Luis Prosper has spent more than half his life in the Army and was looking forward the prospect of a new life starting at middle age.



But that all changed when the Defense Department issued a “stop loss” order forcing some members of the country’s volunteer armed forces to remain in service beyond their contractually agreed-upon term. 

     

Like thousands of other men and women in the military, Prosper, 41, has had to rethink his future, at least for the time being.


“I was ready to retire, but I’m a soldier,” said Prosper, a 25-year veteran who has reached the rank of sergeant major. “Before we give these soldiers bad leadership, I’d rather stay in uniform and do the job.”


The ongoing operations in Iraq and Afghanistan are severely stretching the armed forces, a situation that some experts suggest may grow far worse within the next two years.


“In a year and a half or two years, there are going to be huge [personnel] shortages,” said Andrew Exum, a retired Army captain who served in Afghanistan. “You can’t keep these guys in for good.”


Exum and others are worried that the stop-loss orders could dissuade current service members from re-enlisting and reduce new enlistments.


“The biggest effect will be on those who might have re-enlisted,” Exum said. “The senior non-coms and majors and colonels are not going anywhere, but they are not the ones fighting this war,” he said of the enlisted volunteers who make up the bulk of the fighting force.


The Pentagon issued its latest stop-loss order in June, forcing thousands of men and women to stay in the military and requiring many to return to combat duty well beyond their agreed-upon period of active service. The effect of the order has been that thousands of members of the all-volunteer armed forces no longer are serving voluntarily.


Both Democratic presidential nominee John Kerry and Arizona’s Republican Sen. John McCain have condemned the administration’s policy as a kind of backdoor draft.


Last month a member of the California National Guard filed suit in federal court in San Francisco challenging the Bush administration’s stop-loss policy on the premise that such orders can be issued only during a war officially declared by Congress.


“We challenged the authority the government is doing this on,” said Joshua Sondheimer, one of the attorneys representing the guardsman, who is identified only as John Doe in the suit in an effort to protect his privacy.


Sondheimer said his client, a former Marine who served in the current Iraq conflict, has had to postpone plans to attend college.


“His life is a bit in limbo right now,” he said.


In the all-volunteer armed forces, service is agreed to on a contractual basis. Active-duty periods are specified, as is a period of reserve status. Exum, for example, served actively for four years but is contractually bound to another four years in the reserves.


Military service has been voluntary since 1973, when the draft came to an end as the Vietnam war drew to a close.

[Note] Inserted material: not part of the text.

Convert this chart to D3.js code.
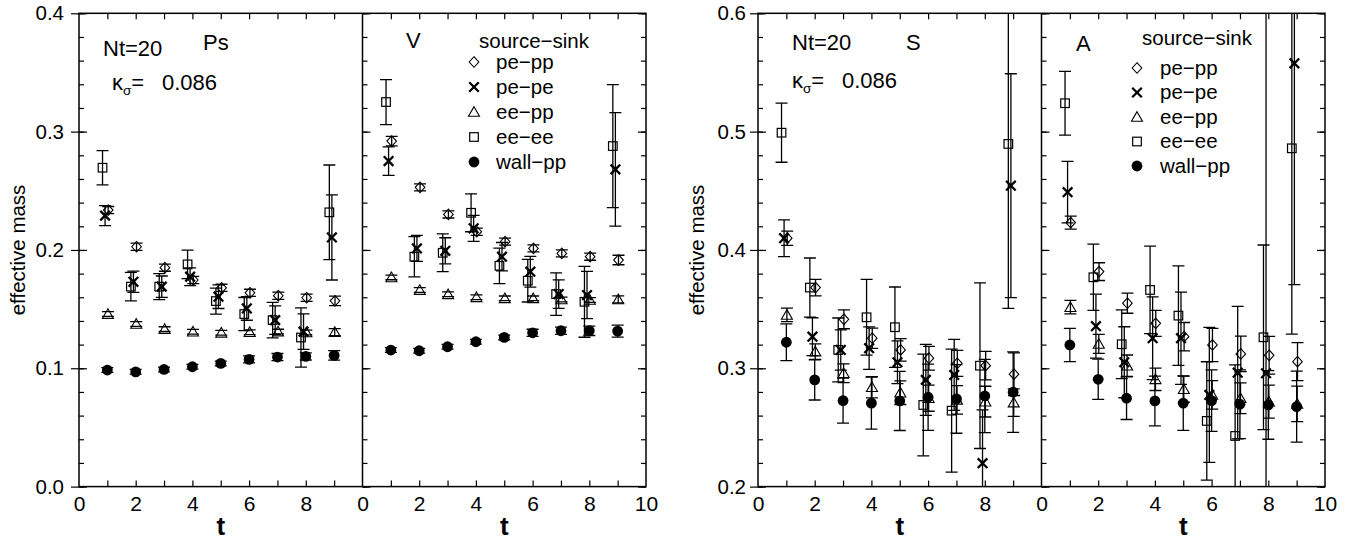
<!DOCTYPE html>
<html>
<head>
<meta charset="utf-8">
<script src="https://cdn.jsdelivr.net/npm/d3@7"></script>
<style>
  body { margin: 0; background: #fff; }
  svg { display: block; }
  text { font-family: "Liberation Sans", Arial, Helvetica, sans-serif; fill: #000; }
</style>
</head>
<body>
<svg id="chart" width="1356" height="541"></svg>
<script>
// time slices
const tValues = [1, 2, 3, 4, 5, 6, 7, 8, 9];
const seriesKeys = ["pepp", "pepe", "eepp", "eeee", "wall"];
const seriesLabels = ["pe\u2212pp", "pe\u2212pe", "ee\u2212pp", "ee\u2212ee", "wall\u2212pp"];

// Ps channel
const psPePp = [0.2337, 0.2027, 0.185, 0.1746, 0.168, 0.1638, 0.1613, 0.1596, 0.157];
const psPePpErr = [0.003, 0.003, 0.003, 0.003, 0.003, 0.003, 0.003, 0.003, 0.004];
const psPePe = [0.229, 0.1731, 0.169, 0.1774, 0.1605, 0.1506, 0.1407, 0.1309, 0.2106];
const psPePeErr = [0.0085, 0.009, 0.009, 0.0075, 0.01, 0.01, 0.012, 0.015, 0.036];
const psEePp = [0.1458, 0.1374, 0.1331, 0.1309, 0.130, 0.1305, 0.131, 0.1303, 0.1305];
const psEePpErr = [0.002, 0.002, 0.002, 0.002, 0.002, 0.002, 0.002, 0.002, 0.003];
const psEeEe = [0.2695, 0.169, 0.169, 0.1878, 0.1568, 0.1458, 0.1407, 0.126, 0.2318];
const psEeEeErr = [0.0145, 0.012, 0.011, 0.012, 0.011, 0.014, 0.015, 0.025, 0.04];
const psWall = [0.0985, 0.097, 0.099, 0.1013, 0.1041, 0.1075, 0.1095, 0.110, 0.1109];
const psWallErr = [0.002, 0.002, 0.002, 0.002, 0.002, 0.003, 0.003, 0.003, 0.004];

// V channel
const vPePp = [0.292, 0.2529, 0.230, 0.2154, 0.207, 0.2013, 0.1971, 0.1943, 0.1915];
const vPePpErr = [0.004, 0.003, 0.003, 0.003, 0.003, 0.003, 0.003, 0.003, 0.004];
const vPePe = [0.2751, 0.2013, 0.1993, 0.2183, 0.1943, 0.1816, 0.1627, 0.1619, 0.2681];
const vPePeErr = [0.012, 0.011, 0.011, 0.011, 0.012, 0.013, 0.012, 0.02, 0.048];
const vEePp = [0.1768, 0.1661, 0.1625, 0.160, 0.1591, 0.1591, 0.1582, 0.1577, 0.1582];
const vEePpErr = [0.002, 0.002, 0.002, 0.002, 0.002, 0.002, 0.002, 0.002, 0.003];
const vEeEe = [0.325, 0.1943, 0.1976, 0.2314, 0.1866, 0.174, 0.1627, 0.1562, 0.2878];
const vEeEeErr = [0.019, 0.017, 0.016, 0.016, 0.015, 0.018, 0.018, 0.03, 0.052];
const vWall = [0.1154, 0.1148, 0.1182, 0.1224, 0.1261, 0.130, 0.1317, 0.1317, 0.1314];
const vWallErr = [0.002, 0.002, 0.002, 0.002, 0.002, 0.003, 0.003, 0.004, 0.005];

// S channel
const sPePp = [0.4099, 0.3682, 0.3414, 0.3254, 0.3155, 0.3085, 0.3042, 0.3022, 0.295];
const sPePpErr = [0.006, 0.007, 0.008, 0.0085, 0.0095, 0.01, 0.011, 0.012, 0.018];
const sPePe = [0.4099, 0.3267, 0.3155, 0.317, 0.3051, 0.2902, 0.2944, 0.2198, 0.4543];
const sPePeErr = [0.0155, 0.016, 0.017, 0.018, 0.018, 0.03, 0.03, 0.045, 0.0946];
const sEePp = [0.3451, 0.3141, 0.2958, 0.284, 0.2794, 0.2747, 0.2733, 0.2718, 0.271];
const sEePpErr = [0.0057, 0.0065, 0.008, 0.009, 0.01, 0.011, 0.012, 0.013, 0.0116];
const sEeEe = [0.4991, 0.3682, 0.3155, 0.3431, 0.3347, 0.269, 0.2642, 0.3022, 0.4896];
const sEeEeErr = [0.025, 0.025, 0.027, 0.032, 0.034, 0.043, 0.052, 0.07, 0.139];
const sWall = [0.322, 0.2902, 0.2727, 0.2705, 0.2724, 0.2755, 0.2741, 0.2766, 0.2798];
const sWallErr = [0.0155, 0.017, 0.019, 0.022, 0.025, 0.028, 0.029, 0.031, 0.034];

// A channel
const aPePp = [0.4231, 0.3817, 0.355, 0.338, 0.3267, 0.3197, 0.3121, 0.311, 0.3056];
const aPePpErr = [0.0055, 0.0075, 0.0085, 0.011, 0.012, 0.014, 0.015, 0.016, 0.016];
const aPePe = [0.4488, 0.3356, 0.3051, 0.3254, 0.3254, 0.2775, 0.2963, 0.2958, 0.5577];
const aPePeErr = [0.026, 0.027, 0.03, 0.035, 0.039, 0.057, 0.056, 0.4, 0.187];
const aEePp = [0.3516, 0.3206, 0.3022, 0.2907, 0.2823, 0.2775, 0.2747, 0.2718, 0.2699];
const aEePpErr = [0.0057, 0.008, 0.009, 0.0095, 0.011, 0.012, 0.013, 0.014, 0.015];
const aEeEe = [0.524, 0.3769, 0.3203, 0.3662, 0.3445, 0.2555, 0.2428, 0.3262, 0.4859];
const aEeEeErr = [0.027, 0.028, 0.029, 0.037, 0.042, 0.05, 0.06, 0.078, 0.157];
const aWall = [0.3197, 0.2907, 0.2747, 0.2724, 0.2705, 0.2727, 0.2696, 0.269, 0.2676];
const aWallErr = [0.0141, 0.017, 0.018, 0.021, 0.023, 0.026, 0.029, 0.029, 0.03];

// horizontal shift of each series so points don't sit on top of each other
const tShift = { pepp: 0.03, pepe: -0.08, eepp: 0.02, eeee: -0.17, wall: 0 };

// --- layout ---
const plotTop = 13.3, plotBottom = 486.6, panelW = 283.5;

const plots = [
  {
    x0: 79, yDomain: [0, 0.4], yFmt: d3.format(".1f"), yPad: 15, ylabelX: 25,
    nt: { x: 103, y: 56 }, kappa: { x: 112, y: 90, vx: 162 },
    legend: { x: 474, textX: 496, titleX: 479, titleY: 48, rows: [62, 87, 112, 137, 162] },
    panels: [
      { name: "Ps", nameX: 203, nameY: 50,
        data: { pepp: [psPePp, psPePpErr], pepe: [psPePe, psPePeErr], eepp: [psEePp, psEePpErr], eeee: [psEeEe, psEeEeErr], wall: [psWall, psWallErr] } },
      { name: "V", nameX: 406, nameY: 48,
        data: { pepp: [vPePp, vPePpErr], pepe: [vPePe, vPePeErr], eepp: [vEePp, vEePpErr], eeee: [vEeEe, vEeEeErr], wall: [vWall, vWallErr] } }
    ]
  },
  {
    x0: 758, yDomain: [0.2, 0.6], yFmt: d3.format(".1f"), yPad: 12, ylabelX: 704,
    nt: { x: 792, y: 50 }, kappa: { x: 792, y: 88, vx: 842 },
    legend: { x: 1137, textX: 1160, titleX: 1142, titleY: 45, rows: [68, 92.5, 117, 141.5, 166] },
    panels: [
      { name: "S", nameX: 906, nameY: 50,
        data: { pepp: [sPePp, sPePpErr], pepe: [sPePe, sPePeErr], eepp: [sEePp, sEePpErr], eeee: [sEeEe, sEeEeErr], wall: [sWall, sWallErr] } },
      { name: "A", nameX: 1076, nameY: 51,
        data: { pepp: [aPePp, aPePpErr], pepe: [aPePe, aPePeErr], eepp: [aEePp, aEePpErr], eeee: [aEeEe, aEeEeErr], wall: [aWall, aWallErr] } }
    ]
  }
];

const svg = d3.select("#chart");

// draw one marker symbol into a group
function drawSymbol(g, key) {
  if (key === "pepp") {
    g.append("path").attr("d", "M0,-5.3L4.8,0L0,5.3L-4.8,0Z")
      .attr("fill", "none").attr("stroke", "#000").attr("stroke-width", 1.1);
  } else if (key === "pepe") {
    g.append("path").attr("d", "M-4.8,-4.8L4.8,4.8M-4.8,4.8L4.8,-4.8")
      .attr("stroke", "#000").attr("stroke-width", 2.3);
  } else if (key === "eepp") {
    g.append("path").attr("d", "M0,-5.3L5.5,4.3L-5.5,4.3Z")
      .attr("fill", "none").attr("stroke", "#000").attr("stroke-width", 1.1);
  } else if (key === "eeee") {
    g.append("rect").attr("x", -4.3).attr("y", -4.3).attr("width", 8.6).attr("height", 8.6)
      .attr("fill", "none").attr("stroke", "#000").attr("stroke-width", 1.2);
  } else {
    g.append("circle").attr("r", 5.4).attr("fill", "#000");
  }
}

plots.forEach((p, pi) => {
  const y = d3.scaleLinear().domain(p.yDomain).range([plotBottom, plotTop]);
  const g = svg.append("g");

  const clipId = "clip" + pi;
  svg.append("clipPath").attr("id", clipId)
    .append("rect").attr("x", p.x0).attr("y", plotTop).attr("width", panelW * 2).attr("height", plotBottom - plotTop);

  const yMajor = d3.range(0, 5).map(i => p.yDomain[0] + i * 0.1);
  const yMinor = d3.range(0, 21).map(i => p.yDomain[0] + i * 0.02);

  p.panels.forEach((panel, k) => {
    const px = p.x0 + k * panelW;
    const x = d3.scaleLinear().domain([0, 10]).range([px, px + panelW]);

    // bottom axis labels
    g.append("g").attr("transform", `translate(0,${plotBottom})`)
      .call(d3.axisBottom(x).tickValues(k === 0 ? [0, 2, 4, 6, 8] : [0, 2, 4, 6, 8, 10])
        .tickSize(0).tickPadding(9).tickFormat(d3.format("d")))
      .call(a => a.select(".domain").remove())
      .call(a => a.selectAll("text").attr("font-size", 21).attr("font-family", null));

    // inward ticks at bottom and top
    g.append("g").attr("transform", `translate(0,${plotBottom})`)
      .call(d3.axisBottom(x).tickValues(d3.range(1, 10)).tickSize(-6).tickFormat(""))
      .call(a => a.select(".domain").remove())
      .call(a => a.selectAll("line").attr("stroke-width", 1.2));
    g.append("g").attr("transform", `translate(0,${plotTop})`)
      .call(d3.axisTop(x).tickValues(d3.range(1, 10)).tickSize(-6).tickFormat(""))
      .call(a => a.select(".domain").remove())
      .call(a => a.selectAll("line").attr("stroke-width", 1.2));

    // inward y ticks on the panel's left edge
    g.append("g").attr("transform", `translate(${px},0)`)
      .call(d3.axisLeft(y).tickValues(yMinor).tickSize(-5).tickFormat(""))
      .call(a => a.select(".domain").remove())
      .call(a => a.selectAll("line").attr("stroke-width", 1.2));
    g.append("g").attr("transform", `translate(${px},0)`)
      .call(d3.axisLeft(y).tickValues(yMajor).tickSize(-8).tickFormat(""))
      .call(a => a.select(".domain").remove())
      .call(a => a.selectAll("line").attr("stroke-width", 1.2));

    // "t" label
    g.append("text").attr("x", px + panelW / 2).attr("y", 535)
      .attr("text-anchor", "middle").attr("font-size", 26).attr("font-weight", "bold").text("t");

    // panel name
    g.append("text").attr("x", panel.nameX).attr("y", panel.nameY)
      .attr("font-size", 22).text(panel.name);

    // data
    const layer = g.append("g").attr("clip-path", `url(#${clipId})`);
    seriesKeys.forEach(key => {
      const [vals, errs] = panel.data[key];
      const pts = tValues.map((t, i) => ({ t: t + tShift[key], v: vals[i], e: errs[i] }));
      const bars = layer.append("g").attr("stroke", "#000").attr("stroke-width", 1.3);
      pts.forEach(d => {
        const cx = x(d.t);
        const y1 = y(d.v + d.e), y2 = y(d.v - d.e);
        if (Math.abs(y2 - y1) > 6) {
          bars.append("line").attr("x1", cx).attr("x2", cx).attr("y1", y1).attr("y2", y2);
        }
        [y1, y2].forEach(yy => {
          bars.append("line").attr("x1", cx - 6).attr("x2", cx + 6).attr("y1", yy).attr("y2", yy);
        });
      });
      pts.forEach(d => {
        const m = layer.append("g").attr("transform", `translate(${x(d.t)},${y(d.v)})`);
        drawSymbol(m, key);
      });
    });
  });

  // right edge inward ticks
  const xr = p.x0 + panelW * 2;
  g.append("g").attr("transform", `translate(${xr},0)`)
    .call(d3.axisRight(y).tickValues(yMinor).tickSize(-5).tickFormat(""))
    .call(a => a.select(".domain").remove())
    .call(a => a.selectAll("line").attr("stroke-width", 1.2));
  g.append("g").attr("transform", `translate(${xr},0)`)
    .call(d3.axisRight(y).tickValues(yMajor).tickSize(-8).tickFormat(""))
    .call(a => a.select(".domain").remove())
    .call(a => a.selectAll("line").attr("stroke-width", 1.2));

  // outer left axis with labels and outward major ticks
  g.append("g").attr("transform", `translate(${p.x0},0)`)
    .call(d3.axisLeft(y).tickValues(yMajor).tickSize(8).tickPadding(p.yPad - 8).tickFormat(p.yFmt))
    .call(a => a.select(".domain").remove())
    .call(a => a.selectAll("line").attr("stroke-width", 1.2))
    .call(a => a.selectAll("text").attr("font-size", 20.5).attr("font-family", null));

  // frame and divider
  g.append("rect").attr("x", p.x0).attr("y", plotTop).attr("width", panelW * 2).attr("height", plotBottom - plotTop)
    .attr("fill", "none").attr("stroke", "#000").attr("stroke-width", 1.5);
  g.append("line").attr("x1", p.x0 + panelW).attr("x2", p.x0 + panelW).attr("y1", plotTop).attr("y2", plotBottom)
    .attr("stroke", "#000").attr("stroke-width", 1.5);

  // y label
  g.append("text").attr("transform", `translate(${p.ylabelX},${(plotTop + plotBottom) / 2}) rotate(-90)`)
    .attr("text-anchor", "middle").attr("font-size", 20.5).text("effective mass");

  // annotations
  g.append("text").attr("x", p.nt.x).attr("y", p.nt.y).attr("font-size", 22).text("Nt=20");
  const kt = g.append("text").attr("x", p.kappa.x).attr("y", p.kappa.y).attr("font-size", 22);
  kt.append("tspan").text("\u03ba");
  kt.append("tspan").attr("font-size", 13.5).attr("dy", 5).text("\u03c3");
  kt.append("tspan").attr("dy", -5).text("=");
  g.append("text").attr("x", p.kappa.vx).attr("y", p.kappa.y).attr("font-size", 22).text("0.086");

  // legend
  const lg = g.append("g");
  lg.append("text").attr("x", p.legend.titleX).attr("y", p.legend.titleY).attr("font-size", 20.5).text("source\u2212sink");
  seriesKeys.forEach((key, i) => {
    const cy = p.legend.rows[i];
    drawSymbol(lg.append("g").attr("transform", `translate(${p.legend.x},${cy})`), key);
    lg.append("text").attr("x", p.legend.textX).attr("y", cy + 6.5).attr("font-size", 20.5).text(seriesLabels[i]);
  });
});
</script>
</body>
</html>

And then, tours in theaters of operations were limited to one year for the most part.


“The stop-loss is having a tremendous impact on morale,” said Charles Moskos, a sociology professor at Northwestern University who specializes in the military.


Moskos, who recently met with U.S. troops in Baghdad, said the demographics of the U.S. armed forces have changed dramatically since service became voluntary more than 30 years ago.

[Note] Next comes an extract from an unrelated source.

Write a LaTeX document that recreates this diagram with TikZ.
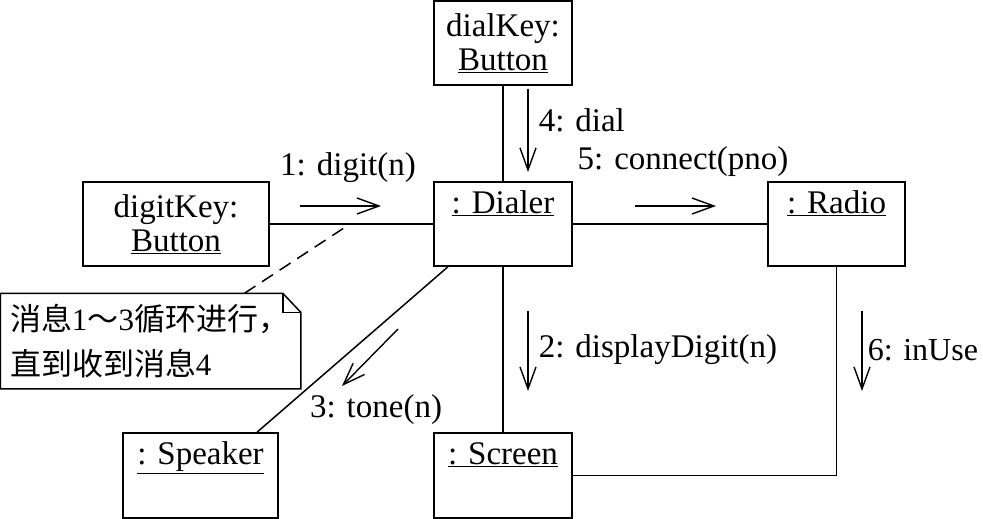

“The [National] Guard and the reserves are involved this time,” he said. “It is a much more married force with families involved.”


Before the invasion of Iraq, then-Army Chief of Staff Gen. Eric Shinseki said in congressional hearings that several hundred thousand troops would be required to maintain stability in the country after full combat ended.


Shinseki’s suggestion quickly was dismissed by Deputy Defense Secretary Paul Wolfowitz, a view later echoed by Defense Secretary Donald Rumsfeld.


Currently there are more than 130,000 U.S. troops in Iraq. The latest stop-loss order was bolstered by a separate decision to recall 5,600 members of the 111,000-strong Individual Ready Reserve, soldiers who, like Exum, have completed their specified period of active duty but remain on reserve status until their contractual commitment is completed.


It was the first large-scale call-up from the Individual Ready Reserve since the 1991 Persian Gulf war.


The underlying problem the Army faces grows from decisions made in the wake of the collapse of the Soviet Union and the end of the Cold War. Foreseeing a changed world in which a smaller force would be adequate, the Army was trimmed by500,000 active-duty troops, about 300,000 fewer than in 1989.


Then came the Sept. 11 terrorist attacks and the start of the war on terrorism. The subsequent invasions of Afghanistan and Iraq presented the armed forces with unexpected demands.


Exum, who was not affected by the stop-loss orders, has been in contact with members of his former unit, the 2nd Brigade of the 10th Mountain Division based in Ft. Drum, N.Y.


He says his friends and colleagues are doing their duty and returning to combat, but he remained concerned about the effect the new policy is having on them and their families.


Exum says that if he had been ordered back to service, he would have served. But he still feels that the stop-loss orders, while probably legal, are fundamentally unfair and are done as a less objectionable way to maintain force numbers than returning to a draft.


“These are one of those things we do for political interests,” he said.